22 April 2008

Brighton Children's Book Festival

Brighton must have the country's highest concentration of brilliant illustrators and writers for children outside of London - there's an amazing collection of people living and working in and around the city. So it's a perfect place for a children's book festival, which was launched last year and had its second outing this past weekend.

Festival director Laura Atkins (a UFBG contributor, of course...) again brought together a wonderful array of writers and illustrators and others to talk and run workshops on the theme of 'Leaping from the page', exploring the various ways in which children's books can be manifested in other media - film, theatre, etc. - as well as other ways in which books can be brought to life (pop-ups, comic-strip illustration, etc.).

I was there for most of the day on Saturday; the day began with Kitty Taylor, who directed Charlie and Lola for CBeebies, talking about the process of bringing the books to the screen, working with Lauren etc. And we got to see a bit of the results which were typically charming; I don't know a child who's seen C&L on TV and hasn't loved them, and I do think they're really delightful too.

Next up came Nicky Singer - she was talking about three examples of her work being re-imagined in other genres - TV/film, musical theatre and opera. Nicky's always a good speaker (I introduced her when she had a BCBF slot last year) and I'm a fan of her books. Feather Boy is the best known, of course, but Doll, Innocent's Story and Gem X are, while very different, all very good bits of writing. (Glad there was a question from the audience about Gem X - it's a book I liked a lot, and as Nicky said, there aren't many of us who've read it...)

She also talked a little about her new book, just completed a couple of weeks ago,
The Knight Crew, a reimagining of the Arthur story into modern gang culture (you can see how it'd work thematically - honour, rivalry, justice/mercy...). When she and I had coffee about this time last year she'd started working on it and I remember thinking what an interesting idea and what a good fit it probably was, and hearing her in her talk this weekend give examples of particular moments in the book and how they worked I'm all the more excited about reading it. I bullied her into e-mailing me the manuscript, so look forward to settling down to it soon.
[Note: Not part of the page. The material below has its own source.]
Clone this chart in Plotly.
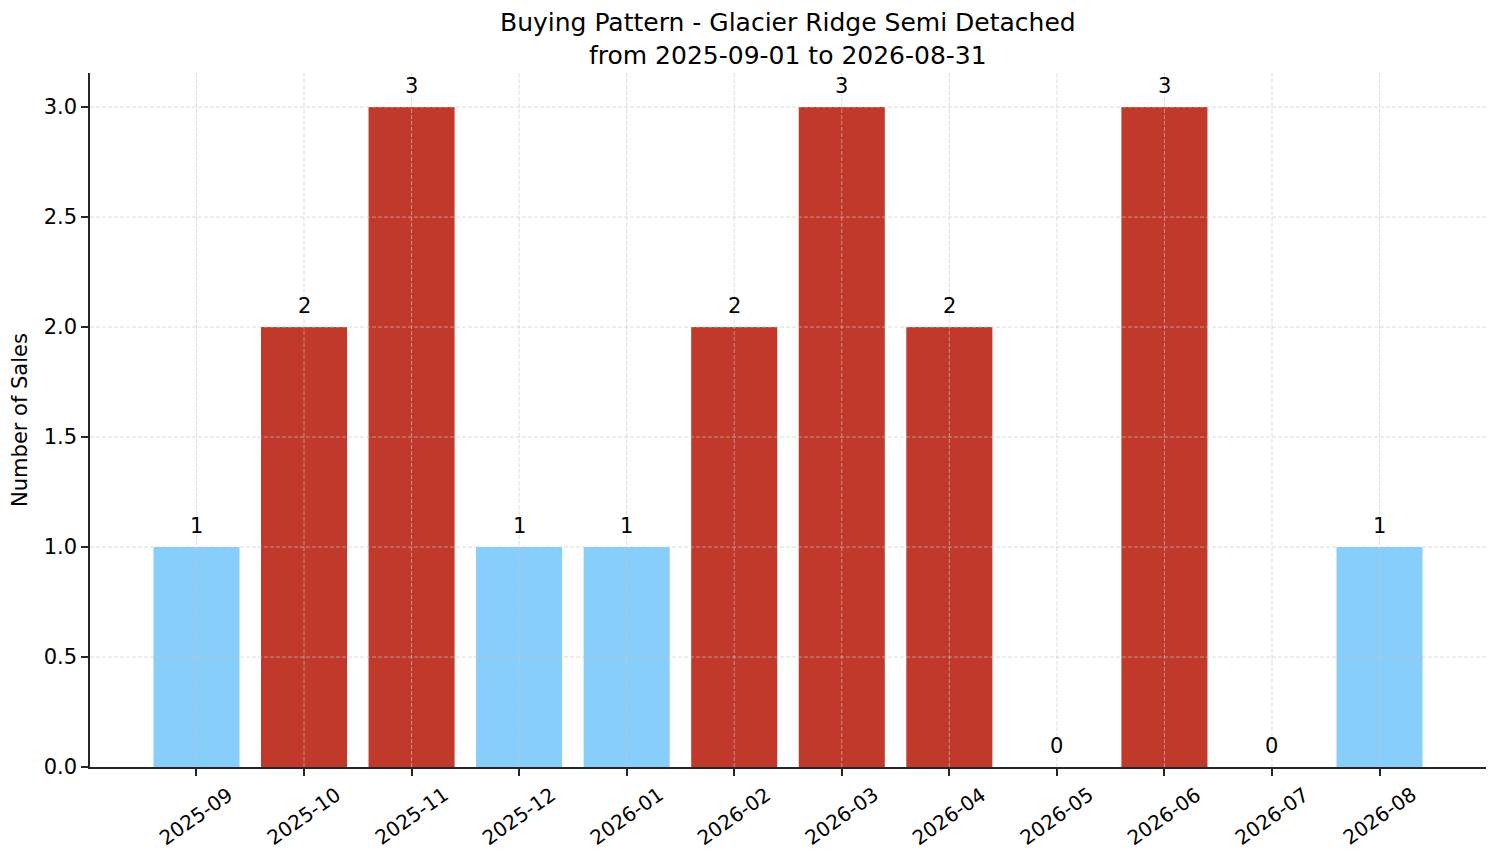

One of the workshops allowed children to work on a scene from Feather Boy, the musical, which after lunch they presented to the audience - with, I thought, amazing confidence - lines learned, all blocked and singing - very impressive!

A Q&A with Dakota Blue Richards, the star of The Golden Compass, and the forthcoming film of The Little White Horse, was next; she comes across as reassuringly normal - part confident, part shy, very personable and generous with her attention and happy to talk. But no, she still doesn't know whether there will be more His Dark Materials films made; and no, the movie of Little White Horse is nothing at all like the book so don't get your hopes up...

Then the biggest treat for me - a David Almond double-bill. First David himself speaking (about stories - utterly wonderful), followed by a screening of the recent TV adaptation of Clay, introduced by adapter Peter Tabern (responsible also for the TV Feather Boy adaptation). David is one of my favourite writers around - for teenagers, possibly my very favourite of all; and so of course it's wonderful to hear him speaking with intelligence and enthusiasm and warmth etc. He's one of the very few writers working in this field today - can I think of any others at all? - who clearly sees the world a little differently from everyone else, and whose writing makes you see it like that too; all his books do truly do that. Kit's Wilderness is my favourite of his to date, and I think the most inexplicably magical thing I've read of his. but they really do all have that odd, wonderful quality, of changing how you see the world, making it richer somehow.

And David Almond is also - apart from being a wonderful creative writer, delightful man and all-round genius - the person who wrote the introduction to our teen guide; seeing him talk on Saturday reminded how very proud indeed and lucky we are to have him.

Sorry not to have been able to stay for the Sunday events - Michelle Magorian! - but have no doubt it was another great day. Many congratulations to Laura and everyone else who worked on making it such a good event and looking forward to next year and BCBF3.